The Jarel Outlook Add-In integrates AI assistance directly into your inbox, so coordination with outside counsel and internal review happen in the same workflow. Playbooks let you encode your Outside Counsel Guidelines and billing rules into structured review criteria, reducing manual enforcement burden significantly. For contract and document review, Jarel’s source-linked tabular review keeps every output tied to the original document, supporting the kind of audit trail that privilege protection and compliance require. Explore how Jarel’s tools support smarter external counsel governance at jarel.se.
FAQ
What is the role of external counsel management?
External counsel management is the process by which in-house legal teams direct, evaluate, and optimize their relationships with outside law firms across the full matter lifecycle. It covers scoping, budgeting, billing compliance, performance review, and strategic alignment with business goals.
How does active management reduce external legal costs?

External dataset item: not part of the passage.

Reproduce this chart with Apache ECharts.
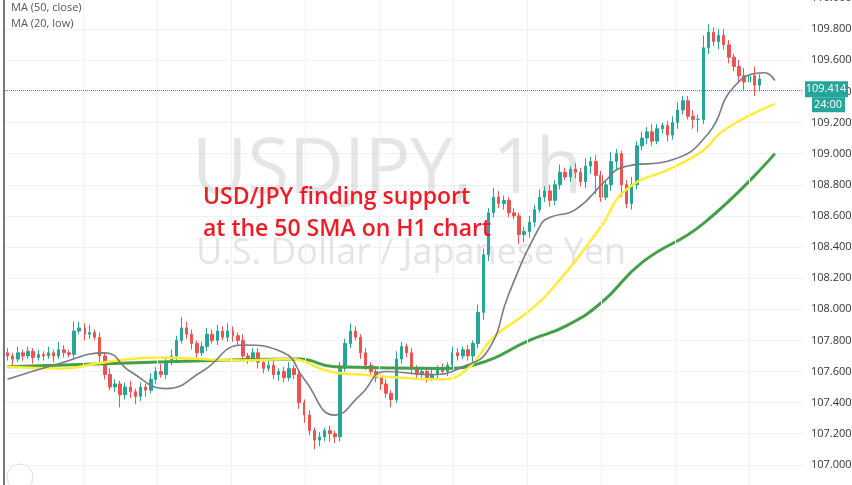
<!DOCTYPE html>
<html><head><meta charset="utf-8">
<script src="https://cdn.jsdelivr.net/npm/echarts@6/dist/echarts.min.js"></script>
<style>html,body{margin:0;padding:0;background:#fff}#c{width:852px;height:485px}</style>
</head><body><div id="c"></div>
<script>
const closes=[107.70,107.68,107.72,107.70,107.73,107.69,107.71,107.70,107.72,107.70,107.74,107.72,107.71,
107.86,107.88,107.84,107.85,107.82,107.70,107.58,107.50,107.52,107.45,107.50,107.47,107.44,107.50,107.48,107.55,107.60,
107.58,107.66,107.70,107.80,107.88,107.84,107.78,107.72,107.76,107.84,107.80,107.86,107.82,107.86,107.83,107.80,107.70,
107.68,107.72,107.66,107.62,107.64,107.58,107.60,107.56,107.62,107.58,107.40,107.32,107.22,107.16,107.18,107.22,107.20,
107.18,107.62,107.78,107.86,107.82,107.72,107.64,107.60,107.56,107.52,107.46,107.42,107.68,107.76,107.72,107.62,107.58,
107.60,107.56,107.58,107.62,107.60,107.64,107.72,107.70,107.74,107.70,107.78,107.98,108.35,108.62,108.72,108.68,108.70,
108.62,108.60,108.48,108.50,108.56,108.64,108.72,108.76,108.70,108.80,108.88,108.85,108.90,108.88,108.82,108.92,108.95,
108.86,108.72,108.80,108.95,109.00,108.80,108.68,108.80,109.05,109.10,109.14,109.08,109.16,109.18,109.12,109.20,109.28,
109.34,109.24,109.22,109.22,109.68,109.78,109.72,109.76,109.70,109.62,109.56,109.50,109.46,109.50,109.44,109.48,109.40,
109.34,109.414];
const firstOpen=107.72;
const wickUp=[3,2,4,2,3,2,3,2,4,2,5,3,2,6,4,3,5,2,3,2,4,3,2,3,4,2,3,2,4,3,5,3,4,3,7,4,3,2,3,4,3,4,3,5,3,2,4,2,3,3,2,4,
3,2,3,4,2,3,2,3,2,3,2,3,2,4,3,5,3,2,3,2,3,2,3,2,5,3,2,3,2,3,2,3,2,3,2,4,3,2,3,2,5,4,3,6,4,3,2,3,2,3,4,3,5,3,4,3,5,3,2,
4,3,5,3,4,3,3,6,3,2,3,5,3,4,3,5,3,2,3,4,5,3,3,4,3,8,5,3,4,4,3,2,4,5,4,6,3,2,3];
const wickDn=[3,4,2,3,2,4,2,3,2,4,2,3,2,3,2,4,3,2,4,3,2,3,8,3,4,5,3,4,2,3,2,3,2,3,2,3,4,3,2,3,2,3,2,3,4,3,2,3,2,4,3,2,
3,4,3,2,3,4,5,3,6,4,3,5,4,3,2,3,2,4,3,2,3,4,3,5,2,3,3,4,3,2,3,2,3,2,3,2,3,2,3,4,3,5,4,3,3,4,3,2,6,5,4,3,2,3,4,3,3,2,3,
4,3,4,5,12,3,2,4,6,8,3,4,3,3,4,3,2,3,4,3,4,3,2,6,8,3,4,3,5,3,4,3,4,5,3,7,4];
const lastPrice=109.414;
const maxCats=156;
// moving averages: [candle index, value]
const ma20low=[[0,107.55],[10,107.65],[19,107.72],[24,107.60],[31,107.49],[38,107.60],[46,107.77],[54,107.72],[58,107.55],
[64,107.32],[69,107.45],[74,107.60],[83,107.58],[89,107.63],[94,107.74],[98,108.10],[104,108.53],[106,108.59],[111,108.64],
[117,108.83],[120,108.91],[130,108.96],[137,109.13],[142,109.43],[148,109.52],[150,109.47]];
const ma50close=[[0,107.63],[11,107.62],[19,107.66],[30,107.69],[46,107.67],[55,107.68],[63,107.60],[69,107.58],[77,107.56],
[85,107.55],[90,107.62],[95,107.82],[102,107.99],[108,108.19],[116,108.53],[121,108.77],[130,108.91],[136,109.02],[140,109.15],[150,109.32]];
const ma100=[[0,107.63],[19,107.65],[40,107.67],[57,107.68],[64,107.63],[85,107.62],[92,107.65],[102,107.80],[109,107.89],
[116,108.04],[124,108.30],[136,108.55],[150,109.00]];
const titleLines=["USD/JPY finding support","at the 50 SMA on H1 chart"];
const legendLines=["MA (50, close)","MA (20, low)"];

const cats=[],ohlc=[];
for(let i=0;i<maxCats;i++){cats.push(String(i));
 if(i<closes.length){const o=i===0?firstOpen:closes[i-1],c=closes[i];
  ohlc.push([o,c,Math.min(o,c)-wickDn[i]/100,Math.max(o,c)+wickUp[i]/100]);} else ohlc.push('-');}
const up='#26a69a',dn='#ef5350';
const ch=echarts.init(document.getElementById('c'));
ch.setOption({animation:false,
 grid:{left:5,width:798,top:-2,height:498,outerBoundsMode:'none',containLabel:false},
 xAxis:[{type:'category',data:cats,boundaryGap:true,show:false},
  {type:'value',min:-1.054,max:9.73,show:false}],
 yAxis:{type:'value',position:'right',min:106.8,max:110.0,interval:0.2,
  axisLine:{show:true,lineStyle:{color:'#888'}},axisTick:{show:false},
  axisLabel:{color:'#333',fontSize:11,fontFamily:'Open Sans',margin:8,formatter:v=>v.toFixed(3)},
  splitLine:{lineStyle:{color:'#eef1f5'}}},
 series:[
  {type:'line',xAxisIndex:1,data:[],silent:true,markLine:{symbol:'none',silent:true,label:{show:false},
    lineStyle:{color:'#eef1f5',type:'solid',width:1},data:[0,1,2,3,4,5,6,7,8,9].map(v=>({xAxis:v}))}},
  {type:'candlestick',data:ohlc,barWidth:3,
   itemStyle:{color:up,color0:dn,borderColor:up,borderColor0:dn,borderWidth:1},
   markLine:{symbol:'none',silent:true,label:{show:false},lineStyle:{color:'#26a69a',type:'dotted',width:1},data:[{yAxis:lastPrice}]}},
  {type:'line',data:ma100,smooth:true,showSymbol:false,lineStyle:{color:'#43a047',width:3},z:3},
  {type:'line',data:ma50close,smooth:true,showSymbol:false,lineStyle:{color:'#ffeb3b',width:2.5},z:4},
  {type:'line',data:ma20low,smooth:true,showSymbol:false,lineStyle:{color:'#787b86',width:1.6},z:5}
 ]});
const py=ch.convertToPixel({yAxisIndex:0},lastPrice);
ch.setOption({graphic:[
 {type:'text',left:192,top:133,z:0,style:{text:'USDJPY, 1h',fontSize:76,fontFamily:'Open Sans',fill:'rgba(190,190,190,0.4)'}},
 {type:'text',left:196,top:236,z:0,style:{text:'U.S. Dollar / Japanese Yen',fontSize:36,fontFamily:'Open Sans',fill:'rgba(190,190,190,0.4)'}},
 {type:'text',left:203,top:181,z:100,style:{text:titleLines.join('\n'),lineHeight:32,fontSize:23,fontWeight:600,fontFamily:'Open Sans',fill:'#ee1c25'}},
 {type:'text',left:11,top:0,z:100,style:{text:legendLines.join('\n'),lineHeight:16,fontSize:11,fontFamily:'Open Sans',fill:'#555'}},
 {type:'line',shape:{x1:4,y1:0,x2:4,y2:485},style:{stroke:'#777',lineWidth:2}},
 {type:'rect',shape:{x:805,y:py-8,width:43,height:16},style:{fill:'#26a69a'},z:100},
 {type:'text',x:826,y:py,z:101,style:{text:lastPrice.toFixed(3),align:'center',verticalAlign:'middle',fontSize:11,fontFamily:'Open Sans',fill:'#fff'}},
 {type:'rect',shape:{x:812,y:py+8,width:33,height:15},style:{fill:'#26a69a'},z:100},
 {type:'text',x:828,y:py+15.5,z:101,style:{text:'24:00',align:'center',verticalAlign:'middle',fontSize:11,fontFamily:'Open Sans',fill:'#fff'}},
 {type:'circle',shape:{cx:20,cy:477,r:13},style:{fill:'#fff',stroke:'#ddd'}}
]});
</script></body></html>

Active matter management doubles the likelihood of staying within budget by combining detailed scoping, phased budgeting, real-time tracking, and early detection of scope changes before costs compound.
Do Outside Counsel Guidelines apply to flat fee arrangements?
Yes. OCGs apply to flat and capped fee arrangements unless the parties have explicitly modified them in the engagement letter. Automated enforcement is the only reliable way to maintain compliance at scale.
What technology tools support external counsel management?
Core tools include eBilling platforms for automated invoice review, matter management systems for budget and status tracking, AI document review tools for contract analysis, and legal research platforms that reduce reliance on outside counsel for routine research.
How should in-house teams protect privilege during cyber incidents?
Outside counsel must retain forensic vendors directly during cyber incident response. When in-house teams retain vendors independently, they risk inadvertent privilege waiver over the resulting work product.